Ho paura di cose idiote. Del buio, di certi animali, dell’uomo nero, degli estranei minacciosi, degli attentati, dell’Isis, mancano solo le scie chimiche. Ma in fondo in fondo chi lo sa… 

 Sono snob con le cose mediocri. Le detesto. Non sono per niente accomodante. E non parlo di lusso, parlo di un tempo staccato male o di un suono che non si capisce. Ma anche di abbracci frettolosi o risposte veloci e scortesi o frasi fatte. Detesto l’ordinario dell’umanità, e peggioro con gli anni.

Se potesse ritornare indietro c’è qualcosa che non rifarebbe nella sua vita? 

Se potessi ritornare indietro non rifarei delle cose nella mia prima vita, quando ero un’attrice in una famiglia teatrale. Errori privati che hanno scritto il mio destino. Per il resto… Come si fa a dirlo? Probabilmente sarei scesa prima a Roma e avrei trovato prima gli insegnanti e gli amici che mi hanno fatto sbocciare come un fiore sotto la campana di vetro. Per il resto rifarei tutto. Forse mi piacerebbe tornare indietro per rifare delle cose con più intensità e dando meno per scontato che sarebbero state eterne. Ho imparato la lezione, ora ogni secondo è preziosissimo e centellinato come l’ultima goccia di champagne in una serata di festa.

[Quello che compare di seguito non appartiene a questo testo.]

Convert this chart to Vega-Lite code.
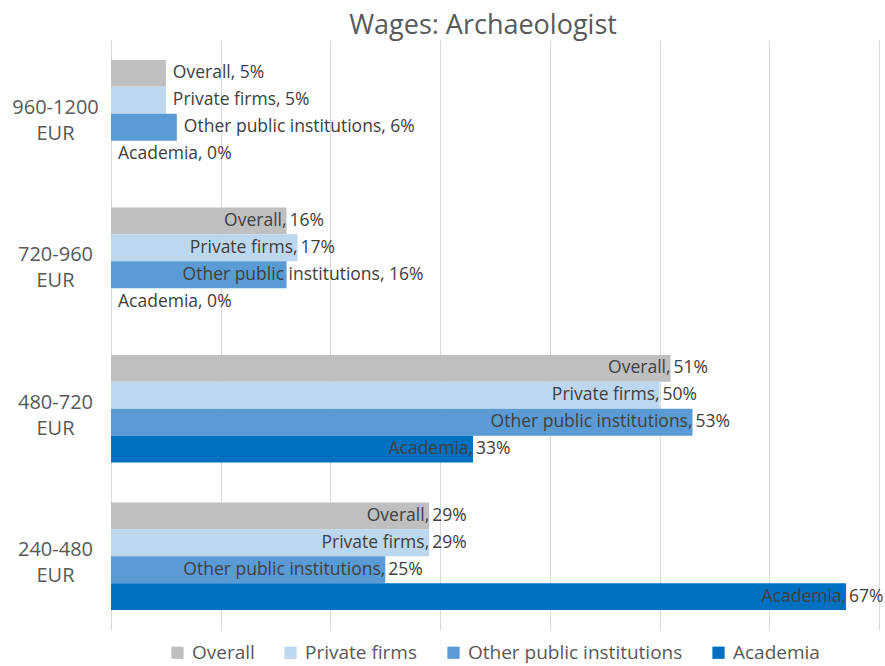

Il canto per lei è come….? 

Il canto per me è la stella polare. È sempre lì e guida la vita. Non è ancora il caldo della lava del pubblico che ho in teatro, ma la voce è la mia forza, il mio futuro, la mia libertà. E le prime volte che i suoni diventavano puri e potenti come li sognavo, le lacrime sono scese come la vita che sgorga sorridendo. Le lacrime di gioia che ti fanno capire di avere vinto. E ora io e la mia voce siamo pronte a volare da un personaggio all’altro. Come se, hitchcockianamente, mi sentissi: «La donna che visse due volte».